Yup. See the Liege proof mark on the rear face of its cylinder.
And a real Brit would not mark his product "British Bull Dog."

It looks almost exactly the same. One or two small details differ.

BTW: My daughter would kick me if I don't correct you. It's GOOGLE, not "Goggle."
(Although "Goggle" is certainly metaphorically correct.)


----------



## AZdave (Oct 23, 2015)

Steve M1911A1 said:


> BTW: My daughter would kick me if I don't correct you. It's GOOGLE, not "Goggle."
> (Although "Goggle" is certainly metaphorically correct.)


I'll blame that on auto-correct, like all my typos.

I use duck duck for my search engine anyway. But 'duck duck is your friend' could make enemies (esp. with auto-correct). GOOGLE has some characteristics I don't want.


----------



## Steve M1911A1 (Feb 6, 2008)

AZdave said:


> ...I use duck duck for my search engine anyway.

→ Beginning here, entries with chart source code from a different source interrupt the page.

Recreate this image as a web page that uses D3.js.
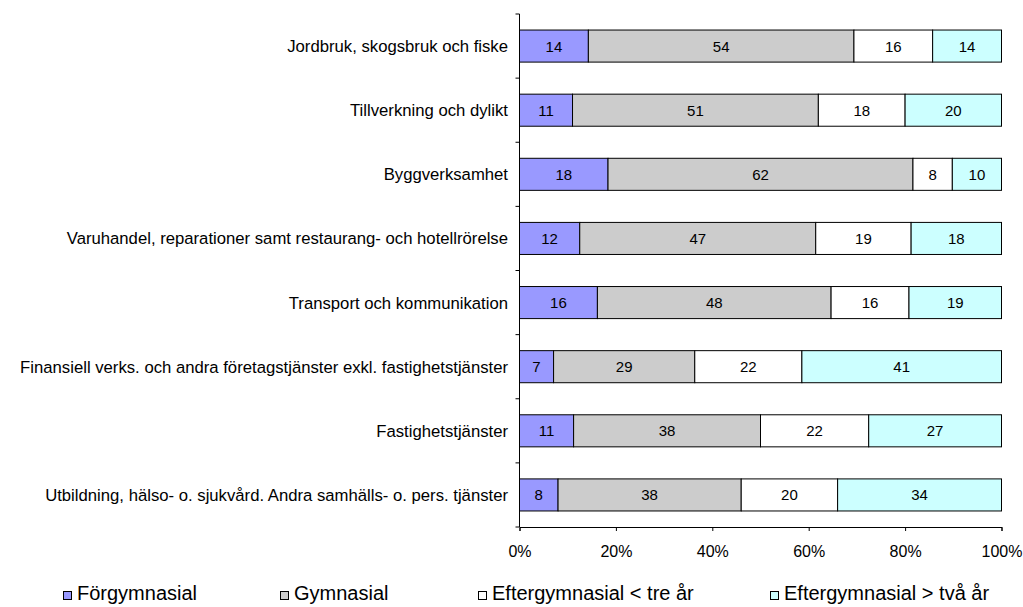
<!DOCTYPE html>
<html><head><meta charset="utf-8">
<script src="https://cdn.jsdelivr.net/npm/d3@7"></script>
<style>body{margin:0;background:#fff;} text{font-family:"Liberation Sans",Arial,sans-serif;}</style>
</head><body><svg id="c" width="1023" height="607"></svg>
<script>
const categories = [
  "Jordbruk, skogsbruk och fiske",
  "Tillverkning och dylikt",
  "Byggverksamhet",
  "Varuhandel, reparationer samt restaurang- och hotellrörelse",
  "Transport och kommunikation",
  "Finansiell verks. och andra företagstjänster exkl. fastighetstjänster",
  "Fastighetstjänster",
  "Utbildning, hälso- o. sjukvård. Andra samhälls- o. pers. tjänster"
];
const seriesNames = ["Förgymnasial","Gymnasial","Eftergymnasial < tre år","Eftergymnasial > två år"];
const forgymnasial = [14,11,18,12,16,7,11,8];
const gymnasial = [54,51,62,47,48,29,38,38];
const eftergymnasialKort = [16,18,8,19,16,22,22,20];
const eftergymnasialLang = [14,20,10,18,19,41,27,34];
const tickLabels = ["0%","20%","40%","60%","80%","100%"];
const colors = ["#9999FF","#CCCCCC","#FFFFFF","#CCFFFF"];

const seriesVals = [forgymnasial,gymnasial,eftergymnasialKort,eftergymnasialLang];
const rows = categories.map((c,i)=>{
  const o={cat:c}; seriesNames.forEach((s,j)=>o[s]=seriesVals[j][i]); return o;
});
const stacked = d3.stack().keys(seriesNames).offset(d3.stackOffsetExpand)(rows);

const svg = d3.select("#c");
const L=519.5, R=1001.5, T=14, B=527;
const x = d3.scaleLinear().domain([0,1]).range([L,R]);
const y = d3.scaleBand().domain(categories).range([T,B]).paddingInner(0.5).paddingOuter(0.25);

// bars
stacked.forEach((s,j)=>{
  const g=svg.append("g");
  g.selectAll("rect").data(s).join("rect")
   .attr("x",d=>x(d[0])).attr("width",d=>x(d[1])-x(d[0]))
   .attr("y",d=>y(d.data.cat)).attr("height",y.bandwidth())
   .attr("fill",colors[j]).attr("stroke","#000").attr("stroke-width",1);
  g.selectAll("text").data(s).join("text")
   .attr("x",d=>(x(d[0])+x(d[1]))/2).attr("y",d=>y(d.data.cat)+y.bandwidth()/2+5.5)
   .attr("text-anchor","middle")
   .attr("font-size",15).attr("fill","#000")
   .text(d=>d.data[seriesNames[j]]);
});

// y axis
svg.append("line").attr("x1",L).attr("x2",L).attr("y1",T).attr("y2",B).attr("stroke","#000");
const step = (B-T)/categories.length;
d3.range(categories.length+1).forEach(i=>{
  svg.append("line").attr("x1",L-4).attr("x2",L).attr("y1",T+i*step).attr("y2",T+i*step).attr("stroke","#000");
});
svg.append("g").selectAll("text").data(categories).join("text")
  .attr("x",508).attr("y",d=>y(d)+y.bandwidth()/2+6)
  .attr("text-anchor","end")
  .attr("font-size",16.7).text(d=>d);

// x axis
const xa = d3.axisBottom(x).tickValues(d3.range(0,1.01,0.2)).tickSize(4).tickFormat((d,i)=>tickLabels[i]);
const gx = svg.append("g").attr("transform",`translate(0,${B})`).call(xa);
gx.select(".domain").attr("stroke","#000");
gx.selectAll(".tick line").attr("stroke","#000");
gx.selectAll(".tick text").attr("font-size",16).attr("font-family","Liberation Sans, Arial, sans-serif").attr("fill","#000").attr("dy",0).attr("y",30);

// legend
const legX=[63,280,478,770];
const lg = svg.append("g").selectAll("g").data(seriesNames).join("g")
  .attr("transform",(d,i)=>`translate(${legX[i]},600)`);
lg.append("rect").attr("x",0.5).attr("y",-8.5).attr("width",8).attr("height",8)
  .attr("fill",(d,i)=>colors[i]).attr("stroke","#000").attr("stroke-width",1);
lg.append("text").attr("x",14).attr("y",0).attr("font-size",20).text(d=>d);
</script></body></html>
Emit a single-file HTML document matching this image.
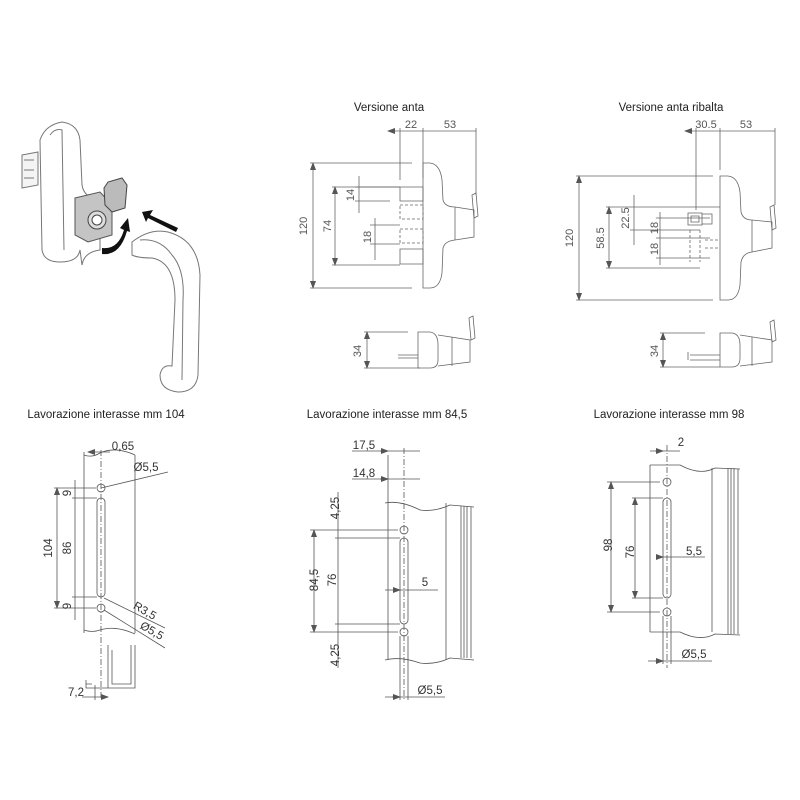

Me, too (but don't tell my daughter). 



AZdave said:


> ...GOOGLE has some characteristics I don't want.


The characteristic that I do want from Google is that it should continue paying my daughter her ridiculously high salary for the foreseeable future.


----------



## Icevar (Nov 18, 2019)

pic said:


> Looks like it was cleaned up .
> Wonder if the hammer moves


Sure moves, but does not stay cocked so spring needs fixin as well as rotation mechanism. Barrel looks slightly pitted


----------



## Icevar (Nov 18, 2019)

Steve M1911A1 said:


> It certainly has had a very hard life!


Hard life, I guess that it could be said  yes. Was used for slaughtering of animals on a farm in Iceland from god knows when. When it arrived there and in what what condition I have no idea as those that knew are deceased. But it was stored in a sometimes damp sheepshed and moisture, blood and rust has made it's impact.

Calibre unconfirmed but guess is .450 Boxer M1/ .450 Adams, could possibly be .455 Webley, have not found markings nor measured. Loads of those were made in .442 I understand.

And catalogs suggest the Belgians called their Bulldogs often Constabularys, as the Belgian Bulldog guns were based on the British bulldog, originally the Webley Royal Irish Constabulary revolver. This particular gun is missing the trigger guard that was there according to holes on the gun, as well as the ejection rod.

But it appears as if this setup did not help when rapid reloading was needed, as General Custer may have experienced by the time of his death, as he is thought having had such guns at the Battle of Little Big horn. The ejection rod was time consuming..... Custer's Last Gun: Webley RIC Revolver


----------



## Steve M1911A1 (Feb 6, 2008)

Icevar said:


> ...But it appears as if this setup did not help when rapid reloading was needed, as General Custer may have experienced by the time of his death, as he is thought having had such guns at the Battle of Little Big horn. The ejection rod was time consuming..... Custer's Last Gun: Webley RIC Revolver


Reloading the standard-issue US Army sidearm of Custer's time, the Colt's Single Action Army revolver, was just as time-consuming, because it was done in exactly the same way.
A few, quicker-loading but more delicate, Smith & Wesson American revolvers had been issued to the Army, but there were not many of them, in proportion to the more robust Colt's weapon.

The advantage of the Webley RIC revolver was (is) that it was (is) double-action. Hammer cocking, as when using the Colt's and the Smith & Wesson pistols, wasn't necessary.
.


----------